NEW CASTLE —
It was love at first sight for Mark Manifrang.
The former Union High and Westminster College standout was hooked on basketball the first time he watched it in person as a sixth grader.
“When I first went to Union, I had never been to a basketball game,” he said. “They took a bunch of elementary kids up to play at halftime of a varsity game. That was the first time I’d been to a basketball game. Once I got into the gym and played in the game, that was it for me.”
ENTERING THE HALL
Manifrang’s love affair with basketball propelled the 1968 Union High graduate into the Lawrence County Historical Society Sports Hall of Fame. He will join 11 other inductees on May 4 when they enter the hall of fame during a ceremony at the New Englander.
“I was humbled by the fact that a lot of people that I’m friends with are in there,” said the 63-year-old Manifrang, who will celebrate his 40th wedding anniversary this summer with his wife, Nancy. “I felt honored, too. To be in the same company as them was humbling to me. I never looked at anything I did as being that great. It was just something I did.”
HOOK, LINE AND SINKER
Manifrang was a baseball junkie until that fateful night in sixth grade.
“I was all baseball up to that point,” he said. “I played little league. At that time, I was a big Yankees fan. After that night, I was sold. I couldn’t wait to play basketball for Union.”
The sport wasn’t overly kind to him at first.
Leon Calabrese, then the seventh-grade basketball coach, cut a skinny Manifrang from the team.
It never happened again.
“I took that and turned that into a positive,” Manifrang said. “I loved the game so much that I wasn’t going to let that stop me, so I just worked harder. I wanted to play so bad. I didn’t let it deter me from what I had to do.”
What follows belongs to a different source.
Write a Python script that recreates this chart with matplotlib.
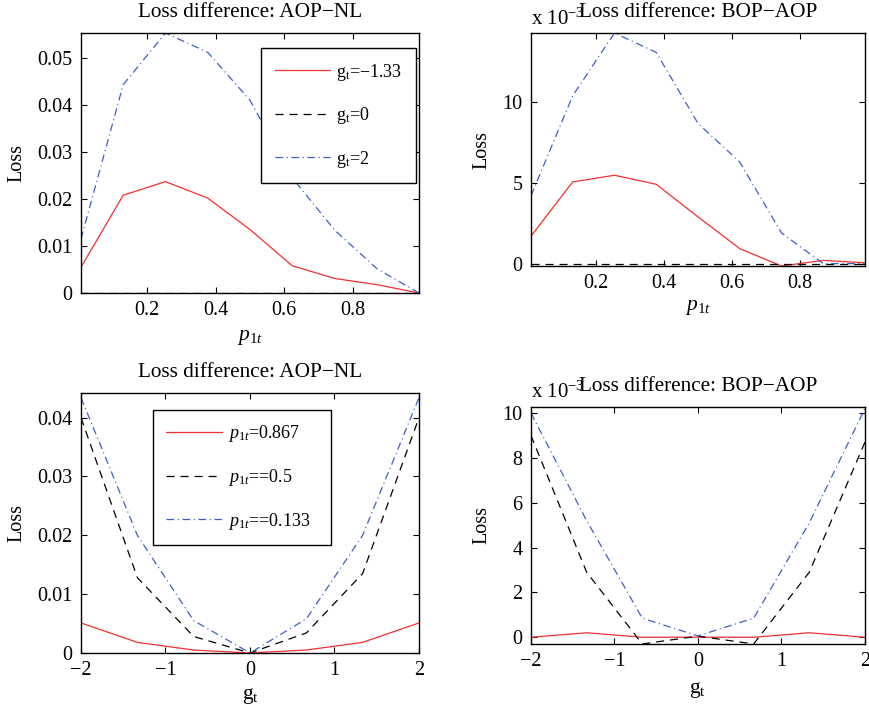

As a senior, Manifrang led the Scotties in scoring at 17.8 points a game and to an appearance in the WPIAL semifinals. He was an unanimous selection to the all-Section 20 team and was named its Most Valuable Player. He was named to the small school all-state third team.
“He was a great player,” former Union boys basketball coach Gary Trimble said. “I remember watching him play while I was a student in high school. I admired how he played. He played hard and played smart.”